Go to Settings → Web Search:
- Select a provider — SearXNG (free, self-hosted) or Google PSE ($5/1000 queries via Google Cloud)
- Enter the API key or the SearXNG instance URL
- Toggle Enable Web Search on
In any chat, click the globe icon to activate search for that message. Open WebUI fetches the top results and prepends them to the prompt automatically.
Step 7: Lock Down Multi-User Access
By default, new registrations are allowed. For a shared instance you'll want to tighten this.
In Settings → Admin Panel → General:
- Default User Role — set to
pendingso new accounts need admin approval - JWT Expiry — default is 7 days; set to
24hfor stricter session control - Enable Community Sharing — disable unless you want public model sharing
For a team deployment exposed beyond localhost, put Open WebUI behind a reverse proxy with HTTPS:
# /etc/nginx/sites-available/open-webui
server {
listen 443 ssl;
server_name llm.yourcompany.com;
ssl_certificate /etc/letsencrypt/live/llm.yourcompany.com/fullchain.pem;
ssl_certificate_key /etc/letsencrypt/live/llm.yourcompany.com/privkey.pem;
location / {
proxy_pass http://localhost:3000;
proxy_http_version 1.1;
# Required for streaming responses — without this, output buffers until complete
proxy_buffering off;
proxy_set_header Upgrade $http_upgrade;
proxy_set_header Connection "upgrade";
proxy_set_header Host $host;
}
}
Certbot free TLS: sudo certbot --nginx -d llm.yourcompany.com. Pricing for a US-based AWS EC2 t3.medium starts at ~$30/month on-demand (us-east-1).
Verification
# Confirm container is running
docker ps --filter name=open-webui
# Check the health endpoint
curl http://localhost:3000/health
You should see: {"status":true} from the health check and Up X minutes in the container list.
Send a test message in the UI. You should see a streaming response from your Ollama model with no delay beyond inference time.
Open WebUI vs Alternatives
| Open WebUI | Ollama Web UI (legacy) | AnythingLLM | |
|---|---|---|---|
| Active maintenance | ✅ weekly releases | ❌ archived | ✅ active |
| RAG built-in | ✅ ChromaDB | ❌ | ✅ |
| Multi-user auth | ✅ | ❌ | ✅ paid tier |
| Tool / function calling | ✅ | ❌ | limited |
| Self-hosted, free | ✅ | ✅ | ✅ community |
| Image generation | ✅ AUTOMATIC1111 | ❌ | ❌ |
Open WebUI is the clear choice if you're running Ollama in 2026. AnythingLLM makes sense for non-technical teams that need a polished no-code setup and don't mind the paid tier for SSO.
What You Learned
- Open WebUI runs as a separate Docker container and proxies all inference to
OLLAMA_BASE_URL— Ollama itself never changes host.docker.internal:host-gatewayis required on Linux to let the container reach the host's Ollama process- RAG uses ChromaDB under the hood with
nomic-embed-textas the default embedding model — pull the embedding model before enabling document Q&A - Disable open registration and set Default User Role to
pendingbefore sharing a deployment
Tested on Open WebUI v0.6.x, Ollama v0.6, Docker 27, Ubuntu 22.04 and macOS Sequoia
FAQ
Q: Does Open WebUI work without Docker?
A: Yes — pip install open-webui && open-webui serve runs it directly. Docker is recommended because it handles all Python dependencies and avoids version conflicts with your local environment.
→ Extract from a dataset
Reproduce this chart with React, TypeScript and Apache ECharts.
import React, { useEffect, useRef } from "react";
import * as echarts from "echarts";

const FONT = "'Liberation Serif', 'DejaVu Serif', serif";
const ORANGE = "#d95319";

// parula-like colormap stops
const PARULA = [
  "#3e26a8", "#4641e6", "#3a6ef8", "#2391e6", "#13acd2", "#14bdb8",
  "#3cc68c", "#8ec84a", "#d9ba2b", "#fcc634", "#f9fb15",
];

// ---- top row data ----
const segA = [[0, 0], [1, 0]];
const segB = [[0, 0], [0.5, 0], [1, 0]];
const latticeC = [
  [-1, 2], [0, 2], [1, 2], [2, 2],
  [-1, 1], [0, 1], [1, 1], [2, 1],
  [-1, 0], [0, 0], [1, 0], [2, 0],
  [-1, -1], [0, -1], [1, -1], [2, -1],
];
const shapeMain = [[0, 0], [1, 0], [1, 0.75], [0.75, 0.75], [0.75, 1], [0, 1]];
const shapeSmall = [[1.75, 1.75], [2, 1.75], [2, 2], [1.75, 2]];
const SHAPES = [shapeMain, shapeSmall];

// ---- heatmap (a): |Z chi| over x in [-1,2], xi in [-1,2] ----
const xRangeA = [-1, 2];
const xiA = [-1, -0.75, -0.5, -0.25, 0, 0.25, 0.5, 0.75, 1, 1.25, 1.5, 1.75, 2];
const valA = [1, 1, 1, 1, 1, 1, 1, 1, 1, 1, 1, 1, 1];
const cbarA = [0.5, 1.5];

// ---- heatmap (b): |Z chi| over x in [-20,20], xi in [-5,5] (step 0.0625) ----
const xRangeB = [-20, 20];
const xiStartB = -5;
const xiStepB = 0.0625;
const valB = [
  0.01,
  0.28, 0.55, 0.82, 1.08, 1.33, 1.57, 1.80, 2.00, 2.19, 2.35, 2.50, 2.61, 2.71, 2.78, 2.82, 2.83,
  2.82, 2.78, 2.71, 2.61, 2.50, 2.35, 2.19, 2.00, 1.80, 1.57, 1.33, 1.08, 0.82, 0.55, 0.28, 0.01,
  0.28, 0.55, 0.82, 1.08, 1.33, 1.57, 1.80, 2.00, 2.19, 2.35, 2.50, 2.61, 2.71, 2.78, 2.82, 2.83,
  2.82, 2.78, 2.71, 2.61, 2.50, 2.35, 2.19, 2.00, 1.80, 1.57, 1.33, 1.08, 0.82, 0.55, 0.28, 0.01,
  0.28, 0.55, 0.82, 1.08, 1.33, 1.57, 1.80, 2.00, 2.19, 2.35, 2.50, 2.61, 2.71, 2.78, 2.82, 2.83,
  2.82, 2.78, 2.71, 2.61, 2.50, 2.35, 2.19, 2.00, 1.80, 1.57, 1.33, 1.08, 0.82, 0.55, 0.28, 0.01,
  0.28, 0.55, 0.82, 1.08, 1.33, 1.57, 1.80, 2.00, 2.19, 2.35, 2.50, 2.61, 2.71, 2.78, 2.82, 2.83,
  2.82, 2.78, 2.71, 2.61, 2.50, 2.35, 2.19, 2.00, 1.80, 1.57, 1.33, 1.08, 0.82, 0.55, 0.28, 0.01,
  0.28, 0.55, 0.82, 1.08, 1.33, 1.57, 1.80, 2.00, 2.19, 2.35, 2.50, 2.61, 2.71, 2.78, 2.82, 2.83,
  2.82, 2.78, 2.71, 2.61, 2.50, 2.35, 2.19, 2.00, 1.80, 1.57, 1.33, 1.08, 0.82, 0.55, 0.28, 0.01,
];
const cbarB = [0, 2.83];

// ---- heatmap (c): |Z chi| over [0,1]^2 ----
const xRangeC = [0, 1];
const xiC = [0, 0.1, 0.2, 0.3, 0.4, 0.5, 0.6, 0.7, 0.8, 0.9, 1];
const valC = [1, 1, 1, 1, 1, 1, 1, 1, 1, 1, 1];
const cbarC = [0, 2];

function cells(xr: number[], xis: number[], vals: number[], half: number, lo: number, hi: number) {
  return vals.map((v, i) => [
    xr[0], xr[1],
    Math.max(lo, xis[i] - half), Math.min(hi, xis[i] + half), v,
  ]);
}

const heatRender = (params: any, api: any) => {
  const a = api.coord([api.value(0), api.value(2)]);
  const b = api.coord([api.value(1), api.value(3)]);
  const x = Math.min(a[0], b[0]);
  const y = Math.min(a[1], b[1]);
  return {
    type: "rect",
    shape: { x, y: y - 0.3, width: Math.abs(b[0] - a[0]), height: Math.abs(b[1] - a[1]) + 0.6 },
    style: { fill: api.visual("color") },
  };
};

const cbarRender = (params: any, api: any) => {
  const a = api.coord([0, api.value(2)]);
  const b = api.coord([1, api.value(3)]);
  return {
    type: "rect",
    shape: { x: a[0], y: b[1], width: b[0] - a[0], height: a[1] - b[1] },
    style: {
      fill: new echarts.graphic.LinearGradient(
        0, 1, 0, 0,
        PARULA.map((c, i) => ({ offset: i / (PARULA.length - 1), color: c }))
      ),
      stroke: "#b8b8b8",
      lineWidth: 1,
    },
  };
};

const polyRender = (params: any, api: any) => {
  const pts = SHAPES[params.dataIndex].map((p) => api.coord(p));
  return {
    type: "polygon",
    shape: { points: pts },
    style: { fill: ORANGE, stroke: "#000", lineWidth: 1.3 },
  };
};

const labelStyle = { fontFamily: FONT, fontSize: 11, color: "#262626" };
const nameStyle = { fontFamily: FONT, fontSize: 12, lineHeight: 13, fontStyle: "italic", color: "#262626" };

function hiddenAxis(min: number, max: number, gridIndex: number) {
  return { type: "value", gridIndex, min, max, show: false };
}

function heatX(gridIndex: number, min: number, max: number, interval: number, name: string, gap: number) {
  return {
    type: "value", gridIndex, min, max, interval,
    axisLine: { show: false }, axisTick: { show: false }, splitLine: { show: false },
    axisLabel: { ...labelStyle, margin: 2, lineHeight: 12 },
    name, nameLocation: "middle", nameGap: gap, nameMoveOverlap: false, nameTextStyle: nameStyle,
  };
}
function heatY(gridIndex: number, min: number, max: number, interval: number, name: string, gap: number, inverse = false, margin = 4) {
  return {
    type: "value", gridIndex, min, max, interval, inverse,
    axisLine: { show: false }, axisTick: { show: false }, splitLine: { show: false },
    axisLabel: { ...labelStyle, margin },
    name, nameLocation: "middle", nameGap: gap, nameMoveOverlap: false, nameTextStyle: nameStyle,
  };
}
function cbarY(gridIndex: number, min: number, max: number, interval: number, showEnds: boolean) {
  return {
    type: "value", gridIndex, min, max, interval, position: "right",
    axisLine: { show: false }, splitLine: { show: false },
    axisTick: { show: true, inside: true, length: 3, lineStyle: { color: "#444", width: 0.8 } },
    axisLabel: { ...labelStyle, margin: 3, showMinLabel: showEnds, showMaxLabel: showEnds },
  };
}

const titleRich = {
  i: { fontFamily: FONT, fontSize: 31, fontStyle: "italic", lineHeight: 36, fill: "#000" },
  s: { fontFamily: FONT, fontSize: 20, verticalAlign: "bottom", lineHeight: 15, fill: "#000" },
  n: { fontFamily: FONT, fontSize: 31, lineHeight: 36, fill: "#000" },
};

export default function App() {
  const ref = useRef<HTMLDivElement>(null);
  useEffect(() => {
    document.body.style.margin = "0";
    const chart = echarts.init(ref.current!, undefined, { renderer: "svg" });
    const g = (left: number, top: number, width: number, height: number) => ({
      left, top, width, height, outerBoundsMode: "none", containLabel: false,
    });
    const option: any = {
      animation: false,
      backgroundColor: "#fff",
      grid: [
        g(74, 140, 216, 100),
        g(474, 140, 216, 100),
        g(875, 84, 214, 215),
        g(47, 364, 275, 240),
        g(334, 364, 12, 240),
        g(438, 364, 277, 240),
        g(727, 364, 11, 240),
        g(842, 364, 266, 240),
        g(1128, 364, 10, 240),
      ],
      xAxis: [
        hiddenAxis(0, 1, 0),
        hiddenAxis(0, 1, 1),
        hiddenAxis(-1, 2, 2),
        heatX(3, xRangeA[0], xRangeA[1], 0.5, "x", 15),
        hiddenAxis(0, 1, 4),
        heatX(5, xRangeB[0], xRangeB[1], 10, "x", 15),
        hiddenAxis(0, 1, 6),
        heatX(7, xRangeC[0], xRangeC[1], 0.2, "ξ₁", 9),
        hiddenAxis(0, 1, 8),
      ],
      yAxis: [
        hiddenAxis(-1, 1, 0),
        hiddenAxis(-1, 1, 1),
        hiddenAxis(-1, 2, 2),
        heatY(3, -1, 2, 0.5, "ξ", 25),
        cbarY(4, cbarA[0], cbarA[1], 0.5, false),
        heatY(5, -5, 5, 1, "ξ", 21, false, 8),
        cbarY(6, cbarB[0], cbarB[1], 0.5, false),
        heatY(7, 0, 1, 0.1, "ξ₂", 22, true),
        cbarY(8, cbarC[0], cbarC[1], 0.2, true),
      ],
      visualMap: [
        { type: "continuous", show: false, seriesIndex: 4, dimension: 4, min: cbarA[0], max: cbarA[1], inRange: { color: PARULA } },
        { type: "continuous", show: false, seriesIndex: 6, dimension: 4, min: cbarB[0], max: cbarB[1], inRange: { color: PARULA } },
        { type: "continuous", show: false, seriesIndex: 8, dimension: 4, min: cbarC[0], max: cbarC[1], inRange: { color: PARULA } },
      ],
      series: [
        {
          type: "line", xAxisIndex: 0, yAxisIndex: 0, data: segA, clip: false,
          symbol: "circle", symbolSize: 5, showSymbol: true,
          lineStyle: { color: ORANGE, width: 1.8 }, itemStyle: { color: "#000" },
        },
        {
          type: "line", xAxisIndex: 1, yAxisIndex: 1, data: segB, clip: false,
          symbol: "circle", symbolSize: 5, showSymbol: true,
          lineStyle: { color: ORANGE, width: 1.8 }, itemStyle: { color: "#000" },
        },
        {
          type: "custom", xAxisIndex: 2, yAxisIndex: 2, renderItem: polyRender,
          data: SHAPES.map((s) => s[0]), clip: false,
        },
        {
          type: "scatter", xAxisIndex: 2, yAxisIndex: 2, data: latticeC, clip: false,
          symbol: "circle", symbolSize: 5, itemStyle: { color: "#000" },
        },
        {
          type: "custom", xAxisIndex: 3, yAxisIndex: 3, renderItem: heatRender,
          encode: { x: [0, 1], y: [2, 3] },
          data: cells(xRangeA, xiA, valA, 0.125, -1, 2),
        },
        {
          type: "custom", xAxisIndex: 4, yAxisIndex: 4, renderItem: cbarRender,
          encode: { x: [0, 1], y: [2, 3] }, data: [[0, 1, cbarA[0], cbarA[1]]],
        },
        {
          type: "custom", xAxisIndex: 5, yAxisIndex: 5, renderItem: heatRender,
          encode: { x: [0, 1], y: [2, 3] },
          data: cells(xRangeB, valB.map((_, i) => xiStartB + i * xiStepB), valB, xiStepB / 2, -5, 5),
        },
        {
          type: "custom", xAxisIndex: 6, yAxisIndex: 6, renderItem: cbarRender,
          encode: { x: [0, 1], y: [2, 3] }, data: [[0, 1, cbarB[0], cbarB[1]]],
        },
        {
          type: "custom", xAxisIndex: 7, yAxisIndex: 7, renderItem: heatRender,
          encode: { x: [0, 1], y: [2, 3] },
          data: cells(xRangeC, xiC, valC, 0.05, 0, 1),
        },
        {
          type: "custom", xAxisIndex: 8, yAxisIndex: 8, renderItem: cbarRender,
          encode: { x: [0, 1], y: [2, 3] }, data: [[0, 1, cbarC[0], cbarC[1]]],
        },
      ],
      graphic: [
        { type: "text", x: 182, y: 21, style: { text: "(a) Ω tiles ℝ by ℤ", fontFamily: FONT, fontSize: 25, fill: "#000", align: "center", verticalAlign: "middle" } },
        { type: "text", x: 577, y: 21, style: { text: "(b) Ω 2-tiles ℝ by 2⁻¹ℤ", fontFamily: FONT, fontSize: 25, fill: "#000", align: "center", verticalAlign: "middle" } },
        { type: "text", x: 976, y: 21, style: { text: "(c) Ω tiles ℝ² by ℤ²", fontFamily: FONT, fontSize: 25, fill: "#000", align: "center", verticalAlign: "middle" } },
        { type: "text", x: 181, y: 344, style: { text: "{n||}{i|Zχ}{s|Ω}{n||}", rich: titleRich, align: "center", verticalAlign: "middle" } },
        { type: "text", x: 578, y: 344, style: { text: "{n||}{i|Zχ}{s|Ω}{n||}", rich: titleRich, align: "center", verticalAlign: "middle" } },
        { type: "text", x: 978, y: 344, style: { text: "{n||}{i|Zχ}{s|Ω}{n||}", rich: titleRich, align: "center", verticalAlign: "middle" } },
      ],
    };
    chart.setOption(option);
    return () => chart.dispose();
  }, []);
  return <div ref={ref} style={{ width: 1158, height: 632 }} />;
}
Q: How do I update Open WebUI to the latest version?
A: Run docker compose pull && docker compose up -d. Your data volume persists across updates — no migration needed unless a major version bump says otherwise in the release notes.
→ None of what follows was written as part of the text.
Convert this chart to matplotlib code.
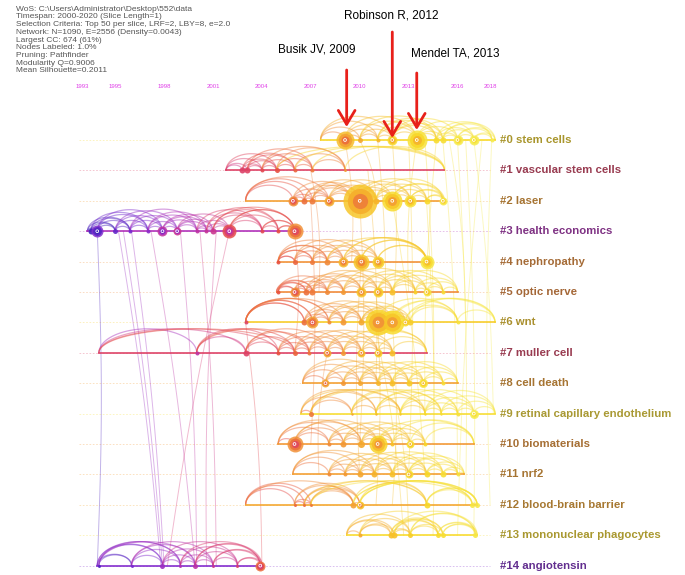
import numpy as np
import matplotlib.pyplot as plt
from matplotlib.colors import LinearSegmentedColormap, to_rgb

# Datos del timeline
cluster_labels = ['#0 stem cells', '#1 vascular stem cells', '#2 laser', '#3 health economics',
                  '#4 nephropathy', '#5 optic nerve', '#6 wnt', '#7 muller cell', '#8 cell death',
                  '#9 retinal capillary endothelium', '#10 biomaterials', '#11 nrf2',
                  '#12 blood-brain barrier', '#13 mononuclear phagocytes', '#14 angiotensin']
cluster_years = [2014, 2003, 2009.5, 1999, 2008.5, 2008, 2013, 2003, 2009.5, 2015, 2009, 2009.5, 2010, 2014.5, 1996.5]
line_start = [2007.6, 2001.8, 2003.0, 1993.3, 2005.0, 2004.9, 2003.0, 1994.0, 2006.5, 2006.4, 2005.0, 2005.9, 2003.0, 2009.2, 1993.9]
line_end = [2018.3, 2015.2, 2015.2, 2006.0, 2014.1, 2016.0, 2018.3, 2014.1, 2016.0, 2018.3, 2017.0, 2016.4, 2017.2, 2017.2, 2004.0]

node_years = [
    [2009.1, 2010.0, 2011.1, 2012.0, 2013.5, 2014.7, 2015.1, 2016.0, 2017.0, 2018.1],
    [2002.8, 2003.1, 2004.0, 2004.9, 2006.0, 2007.1, 2009.1],
    [2005.9, 2006.6, 2007.1, 2008.1, 2009.5, 2010.0, 2011.0, 2012.0, 2013.1, 2014.1, 2015.1],
    [1993.5, 1993.9, 1995.0, 1995.9, 1997.0, 1997.9, 1998.8, 2000.0, 2000.6, 2001.0, 2002.0, 2004.0, 2005.0, 2006.0],
    [2005.0, 2006.0, 2007.1, 2008.0, 2009.0, 2010.1, 2011.1, 2014.1],
    [2005.0, 2006.0, 2006.7, 2007.1, 2008.0, 2009.0, 2010.1, 2011.1, 2012.0, 2013.4, 2014.1, 2015.1],
    [2003.0, 2006.6, 2007.1, 2008.1, 2009.0, 2010.1, 2011.1, 2012.0, 2012.8, 2013.1, 2016.0],
    [2000.0, 2003.0, 2005.0, 2006.0, 2006.9, 2008.0, 2009.0, 2010.1, 2011.1, 2012.0],
    [2007.9, 2009.0, 2010.0, 2011.1, 2012.0, 2013.0, 2013.9, 2015.1],
    [2007.0, 2009.5, 2011.0, 2012.5, 2014.0, 2015.0, 2016.0, 2017.0],
    [2006.0, 2008.1, 2009.0, 2010.1, 2011.1, 2012.0, 2013.1, 2014.0],
    [2008.1, 2009.1, 2010.0, 2010.9, 2012.0, 2013.0, 2014.1, 2015.1, 2016.0],
    [2006.0, 2006.6, 2007.0, 2009.6, 2010.0, 2014.1, 2016.9, 2017.2],
    [2010.0, 2011.9, 2012.1, 2013.1, 2014.8, 2015.1, 2017.1],
    [1994.0, 1996.0, 1997.9, 1999.0, 1999.9, 2001.0, 2002.5, 2003.9],
]
node_sizes = [
    [9, 2.5, 2, 5, 10, 3, 3, 5, 5, 2],
    [3, 3, 2, 2.5, 2, 2, 1.5],
    [5, 3, 3, 5, 2, 17, 3, 10, 6, 3, 4],
    [3, 6, 2.5, 2, 2, 5, 4, 2, 2, 3, 7, 2, 2, 8],
    [2, 2.5, 2.5, 3, 5, 8, 6, 7],
    [2, 5, 3, 3, 2.5, 2.5, 5, 5, 3, 2, 4, 2],
    [2, 3, 6, 2, 3, 3, 13, 12, 4, 3, 2],
    [2, 3, 2, 2.5, 2, 4, 2.5, 4, 4, 3],
    [4, 2.5, 2.5, 2.5, 3, 3, 4.5, 2],
    [2.5, 1.2, 1.2, 1.2, 1.2, 1.2, 2, 4.5],
    [8, 2, 3, 3.5, 9, 2, 4, 2],
    [2, 2, 3, 3, 3, 4, 3, 3, 2],
    [1.5, 1.5, 1.5, 3, 4, 3, 2.5, 2.5],
    [2, 3, 3, 2.5, 2.5, 2.5, 2.5],
    [1.5, 1.5, 2.5, 1.5, 2.5, 1.5, 1.5, 5],
]

# enlaces entre clusters: (cluster, año, cluster, año)
cross_links = [
    (3, 1993.9, 14, 1993.9), (3, 1995.2, 14, 1997.8), (3, 1995.5, 14, 1997.9), (3, 1996.0, 14, 1998.0),
    (3, 1997.2, 14, 1999.9), (3, 1999.0, 14, 2000.0), (3, 2000.2, 14, 2001.2), (3, 2001.2, 14, 2000.6),
    (3, 2002.0, 14, 1998.2), (6, 2003.0, 14, 2004.0), (3, 2006.0, 7, 2006.0),
    (0, 2010.0, 2, 2011.0), (0, 2012.0, 6, 2012.0), (0, 2013.5, 5, 2013.0), (0, 2014.7, 9, 2014.0),
    (0, 2015.1, 11, 2016.0), (0, 2016.0, 12, 2016.5), (0, 2016.5, 13, 2017.0), (0, 2017.0, 9, 2018.2),
    (0, 2017.5, 13, 2016.0), (0, 2018.1, 12, 2018.0), (0, 2014.0, 10, 2014.5), (1, 2010.5, 8, 2011.0),
    (2, 2010.0, 10, 2010.0), (2, 2012.0, 11, 2014.0), (2, 2014.1, 13, 2014.5), (4, 2010.1, 11, 2010.0),
    (5, 2011.0, 12, 2011.0), (6, 2010.9, 13, 2012.7), (6, 2012.0, 12, 2012.0), (7, 2008.0, 11, 2007.5),
    (8, 2012.0, 13, 2013.0), (2, 2007.0, 10, 2007.0), (1, 2007.0, 5, 2007.5), (0, 2011.1, 7, 2011.5),
    (0, 2009.1, 4, 2009.5), (0, 2015.5, 6, 2016.5), (0, 2013.0, 11, 2013.0),
]

year_ticks = [1993, 1995, 1998, 2001, 2004, 2007, 2010, 2013, 2016, 2018]
marked_names = ['Busik JV, 2009', 'Robinson R, 2012', 'Mendel TA, 2013']
marked_years = [2009.2, 2012.0, 2013.5]

info_lines = [r'WoS: C:\Users\Administrator\Desktop\552\data',
              'Timespan: 2000-2020 (Slice Length=1)',
              'Selection Criteria: Top 50 per slice, LRF=2, LBY=8, e=2.0',
              'Network: N=1090, E=2556 (Density=0.0043)',
              'Largest CC: 674 (61%)',
              'Nodes Labeled: 1.0%',
              'Pruning: Pathfinder',
              'Modularity Q=0.9006',
              'Mean Silhouette=0.2011']

# colores por año, estilo CiteSpace
cmap_years = [1993, 1996, 1999, 2002, 2005, 2008, 2011, 2014, 2018]
cmap_cols = ['#3a22b8', '#7a2ad0', '#b030b8', '#d83a78', '#e8503e', '#f08a3a', '#f6b42a', '#f8d828', '#f6ec50']
cmap = LinearSegmentedColormap.from_list('cs', list(zip([(y - 1993) / 25 for y in cmap_years], cmap_cols)))

def col(year):
    return cmap(np.clip((year - 1993) / 25, 0, 1))

PX_YR = 16.3   # pixeles por año
PX_ROW = 30.4  # pixeles por fila

plt.rcParams['font.family'] = ['Liberation Sans', 'DejaVu Sans']
fig = plt.figure(figsize=(6.85, 5.75), dpi=100)
ax = fig.add_axes([0, 0, 1, 1])
ax.set_xlim(2001 - 213 / PX_YR, 2001 + 472 / PX_YR)
ax.set_ylim(435 / PX_ROW, -140 / PX_ROW)
ax.axis('off')

def arco(x0, x1, row, color, lw, alpha):
    span = abs(x1 - x0) * PX_YR
    h = min(0.33 * span, 24) / PX_ROW
    t = np.linspace(0, np.pi, 60)
    ax.plot(x0 + (x1 - x0) * (1 - np.cos(t)) / 2, row - h * np.sin(t), color=color, lw=lw, alpha=alpha,
            solid_capstyle='round')

# lineas punteadas de cada fila
for i in range(len(cluster_labels)):
    ax.plot([1992.8, 2018.0], [i, i], ls=(0, (2, 2)), lw=0.6, color=col(cluster_years[i]), alpha=0.35)

# enlaces entre clusters (ligeramente curvados)
for ca, ya, cb, yb in cross_links:
    t = np.linspace(0, 1, 40)
    bend = 0.25 * np.sin(np.pi * t) * (1 if yb >= ya else -1)
    ax.plot(ya + (yb - ya) * t + bend, ca + (cb - ca) * t, color=col(max(ya, yb)), lw=0.7, alpha=0.35)

# arcos dentro de cada cluster
for i in range(len(cluster_labels)):
    pts = [line_start[i]] + node_years[i] + [line_end[i]]
    for a in range(len(pts)):
        for b in range(a + 1, min(a + 5, len(pts))):
            arco(pts[a], pts[b], i, col(pts[b] - 1.5), 0.9, 0.45)

# linea de tiempo de cada cluster
for i in range(len(cluster_labels)):
    ax.plot([line_start[i], line_end[i]], [i, i], color=col(cluster_years[i]), lw=1.3, alpha=0.9)

# nodos con anillos
for i in range(len(cluster_labels)):
    for yr, r in zip(node_years[i], node_sizes[i]):
        d = (2 * r * 0.72) ** 2
        if r >= 4:
            ax.scatter(yr, i, s=d, color=col(yr + 2.5), alpha=0.85, lw=0, zorder=5)
            ax.scatter(yr, i, s=d * 0.55, color=col(yr + 0.5), alpha=0.9, lw=0, zorder=6)
            ax.scatter(yr, i, s=d * 0.2, color=col(yr - 3.0), alpha=0.8, lw=0, zorder=7)
            ax.scatter(yr, i, s=4, facecolor='none', edgecolor='white', lw=0.6, zorder=8)
        else:
            ax.scatter(yr, i, s=d, color=col(yr), alpha=0.9, lw=0, zorder=5)

# etiquetas de los clusters
for i, lab in enumerate(cluster_labels):
    c = np.array(to_rgb(col(cluster_years[i]))) * 0.6 + 0.08
    ax.text(2018.6, i, lab, fontsize=8.2, fontweight='bold', color=c, va='center', ha='left')

# eje de años
for y in year_ticks:
    ax.text(y, -53 / PX_ROW, str(y), fontsize=4.3, color='#e040e8', ha='center', va='center')

# texto de informacion
for k, t in enumerate(info_lines):
    fig.text(16 / 685, 1 - (9.3 + 7.7 * k) / 575, t, fontsize=6.0, color='#555555', va='center', ha='left')

# flechas de las referencias destacadas
text_pos = [(317, 50), (391, 16), (455, 54)]
tails = [70, 32, 73]
tips = [127, 138, 130]
for name, yr, (tx, ty), ta, tp in zip(marked_names, marked_years, text_pos, tails, tips):
    fig.text(tx / 685, 1 - ty / 575, name, fontsize=8.5, color='black', ha='center', va='center')
    ax.annotate('', xy=(yr, (tp - 140) / PX_ROW), xytext=(yr, (ta - 140) / PX_ROW),
                arrowprops=dict(arrowstyle='->, head_length=0.5, head_width=0.3', lw=2,
                                color='#e8201a', mutation_scale=20, shrinkA=0, shrinkB=0), zorder=10)

plt.savefig('out.png', dpi=100)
Q: Can Open WebUI connect to OpenAI or Anthropic at the same time as Ollama? A: Yes. Go to Settings → Connections and add an OpenAI-compatible endpoint. You can then select GPT-4o or Claude models from the same chat interface alongside your local Ollama models.
Q: What is the minimum RAM to run Open WebUI alongside Ollama? A: The Open WebUI container uses ~500MB RAM. The real constraint is Ollama — a 7B Q4 model needs ~6GB RAM. A system with 16GB total RAM comfortably runs both alongside a browser.
Q: Why are my responses not streaming — they appear all at once?
A: This is almost always the nginx proxy_buffering setting. Set proxy_buffering off in the location block. Without it, nginx buffers the full response before forwarding it to the client.